Although large-capacity NAND Flash memory offers many advantages, it is susceptible to the random generation of unavoidable bad blocks. If this bad block issue is not properly addressed, it will lead to a higher failure rate. When hardware failures occur in FLASH chips, the product must still meet the actual data storage requirements for urgent and temporary reconnaissance missions in terms of storage speed or capacity. This necessitates further improvement in the storage board's fault tolerance, allowing the product to continue operation through derated usage in the event of hardware failure. The derating design includes two functions: automatic hardware fault detection and derating processing. The principle block diagram of derating processing during hardware failure is shown in Figure 3.

Upon product power-on, the automatic hardware fault detection function performs a hardware status check on all NAND FLASH chips on the storage board. If a hardware fault is detected, it reports the faulty area to the upper layer.

To ensure the storage board can still operate normally when a fault occurs, the upper-layer derating processing function, upon receiving a hardware fault report, can effectively mask the faulty area and handle the hardware fault.

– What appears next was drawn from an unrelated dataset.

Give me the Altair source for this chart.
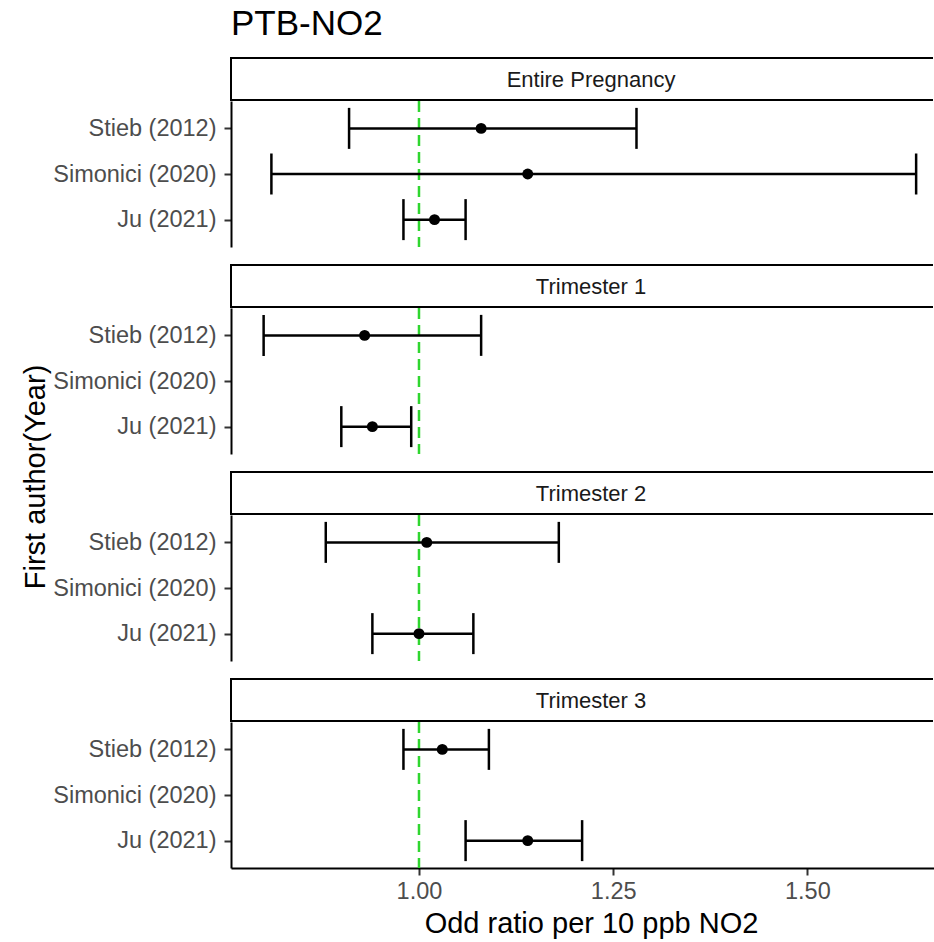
import altair as alt
import pandas as pd

TITLE = "PTB-NO2"
X_TITLE = "Odd ratio per 10 ppb NO2"
Y_TITLE = "First author(Year)"
PERIODS = ["Entire Pregnancy", "Trimester 1", "Trimester 2", "Trimester 3"]
STUDIES = ["Stieb (2012)", "Simonici (2020)", "Ju (2021)"]

ROW_PERIOD = ["Entire Pregnancy", "Entire Pregnancy", "Entire Pregnancy",
              "Trimester 1", "Trimester 1",
              "Trimester 2", "Trimester 2",
              "Trimester 3", "Trimester 3"]
ROW_STUDY = ["Stieb (2012)", "Simonici (2020)", "Ju (2021)",
             "Stieb (2012)", "Ju (2021)",
             "Stieb (2012)", "Ju (2021)",
             "Stieb (2012)", "Ju (2021)"]
OR = [1.08, 1.14, 1.02, 0.93, 0.94, 1.01, 1.00, 1.03, 1.14]
LOWER = [0.91, 0.81, 0.98, 0.80, 0.90, 0.88, 0.94, 0.98, 1.06]
UPPER = [1.28, 1.64, 1.06, 1.08, 0.99, 1.18, 1.07, 1.09, 1.21]
X_TICKS = [1.00, 1.25, 1.50]
REF_LINE = [1.0]
X_DOMAIN = [0.758, 1.663]

FONT = "Liberation Sans"
GREEN = "#2fd62f"
W = 703
PANEL_H = 146
GAP = 17
STRIP_H = 44
LW = 2.5

df = pd.DataFrame({"period": ROW_PERIOD, "study": ROW_STUDY,
                   "or": OR, "lo": LOWER, "hi": UPPER})
ref_df = pd.DataFrame({"ref": REF_LINE})

xscale = alt.Scale(domain=X_DOMAIN, nice=False, zero=False)
yscale = alt.Scale(type="point", domain=STUDIES, padding=0.6)

yaxis = alt.Axis(title=None, domainColor="black", domainWidth=2,
                 tickColor="#333333", tickWidth=2, tickSize=7, labelPadding=8,
                 labelFont=FONT, labelFontSize=23.5, labelColor="#4d4d4d",
                 grid=False, labelLimit=400, minExtent=180, maxExtent=180)


def make_xaxis(last):
    if not last:
        return None
    return alt.Axis(values=X_TICKS, format=".2f", title=X_TITLE,
                    titleFont=FONT, titleFontSize=29, titleColor="black",
                    titleFontWeight="normal", titlePadding=7, titleX=360,
                    domainColor="black", domainWidth=2,
                    tickColor="#333333", tickWidth=2, tickSize=7,
                    labelPadding=4, labelFont=FONT, labelFontSize=23.5,
                    labelColor="#4d4d4d", grid=False, labelFlush=False)


def panel(p, last):
    xaxis = make_xaxis(last)
    base = alt.Chart(df).transform_filter(alt.datum.period == p)
    vline = alt.Chart(ref_df).mark_rule(
        color=GREEN, strokeDash=[11, 6], strokeWidth=2.5
    ).encode(x=alt.X("ref:Q", scale=xscale, axis=xaxis))
    bar = base.mark_rule(color="black", strokeWidth=LW).encode(
        x=alt.X("lo:Q", scale=xscale, axis=xaxis),
        x2="hi:Q",
        y=alt.Y("study:N", scale=yscale, axis=yaxis),
    )
    cap_lo = base.mark_tick(color="black", opacity=1, thickness=LW, size=41,
                            orient="vertical").encode(
        x=alt.X("lo:Q", scale=xscale, axis=xaxis),
        y=alt.Y("study:N", scale=yscale, axis=yaxis),
    )
    cap_hi = base.mark_tick(color="black", opacity=1, thickness=LW, size=41,
                            orient="vertical").encode(
        x=alt.X("hi:Q", scale=xscale, axis=xaxis),
        y=alt.Y("study:N", scale=yscale, axis=yaxis),
    )
    pts = base.mark_circle(color="black", opacity=1, size=120).encode(
        x=alt.X("or:Q", scale=xscale, axis=xaxis),
        y=alt.Y("study:N", scale=yscale, axis=yaxis),
    )
    return alt.layer(vline, bar, cap_lo, cap_hi, pts).properties(width=W, height=PANEL_H)


def strip(p):
    sdf = pd.DataFrame({"label": [p]})
    b = alt.Chart(sdf)
    top = b.mark_rule(color="black", strokeWidth=2).encode(
        x=alt.value(0), x2=alt.value(W - 1), y=alt.value(GAP + 1))
    bottom = b.mark_rule(color="black", strokeWidth=2).encode(
        x=alt.value(0), x2=alt.value(W - 1), y=alt.value(GAP + STRIP_H - 1))
    left = b.mark_rule(color="black", strokeWidth=2).encode(
        x=alt.value(0), y=alt.value(GAP), y2=alt.value(GAP + STRIP_H))
    txt = b.mark_text(font=FONT, fontSize=22, color="#1a1a1a",
                      align="center", baseline="middle").encode(
        x=alt.value(360), y=alt.value(GAP + STRIP_H / 2 + 1), text="label:N")
    return alt.layer(top, bottom, left, txt).properties(width=W, height=GAP + STRIP_H)


title_chart = alt.Chart(pd.DataFrame({"t": [TITLE]})).mark_text(
    font=FONT, fontSize=35, color="black", align="left", baseline="alphabetic"
).encode(x=alt.value(0), y=alt.value(35), text="t:N").properties(width=W, height=40)

items = [title_chart]
for i, p in enumerate(PERIODS):
    items.append(strip(p))
    items.append(panel(p, i == len(PERIODS) - 1))

right = alt.vconcat(*items, spacing=0, bounds="flush")

ytitle = alt.Chart(pd.DataFrame({"t": [Y_TITLE]})).mark_text(
    font=FONT, fontSize=29, color="black", angle=270,
    align="center", baseline="middle"
).encode(x=alt.value(36), y=alt.value(477), text="t:N").properties(width=47, height=860)

chart = alt.hconcat(ytitle, right, spacing=0).properties(
    padding=0, background="white"
).configure_view(strokeWidth=0)

chart.save("out.html", embed_options={"renderer": "svg", "actions": False})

4 Development Tool Usage and Debugging Process for Implementation

ARM Debugging: In this example, the microcontroller development environment used with the NXP (LPC2478FET208) microprocessor is Keil uVision4. For debugged programs, an ARM download emulator can be used to verify correct downloading and confirm that the program loads and runs normally. If abnormal phenomena occur, corresponding troubleshooting and subsequent low-level formatting can be performed.
FPGA Debugging: This example uses Xilinx ISE Design Suite 13.3 as the development environment. Through an emulator, the hardware FPGA program can be compiled, debugged, and downloaded, including scanning the soldering status of the FLASH array. If abnormal conditions are found on the FLASH read ID or STATUS signal lines, the specific location of the FLASH error can be determined by the FLASH's IO values and chip select signals. Figure 5 shows the use of the ChipScope Pro Analyzer tool to scan the FLASH status to rule out poor soldering and FLASH chips with bad sectors.

Similarly, after the preliminary debugging work is completed, simulated tests are performed using internal signal sources for recording and playback. This allows for verifying the correctness of data storage and retrieval for the entire solid-state storage board.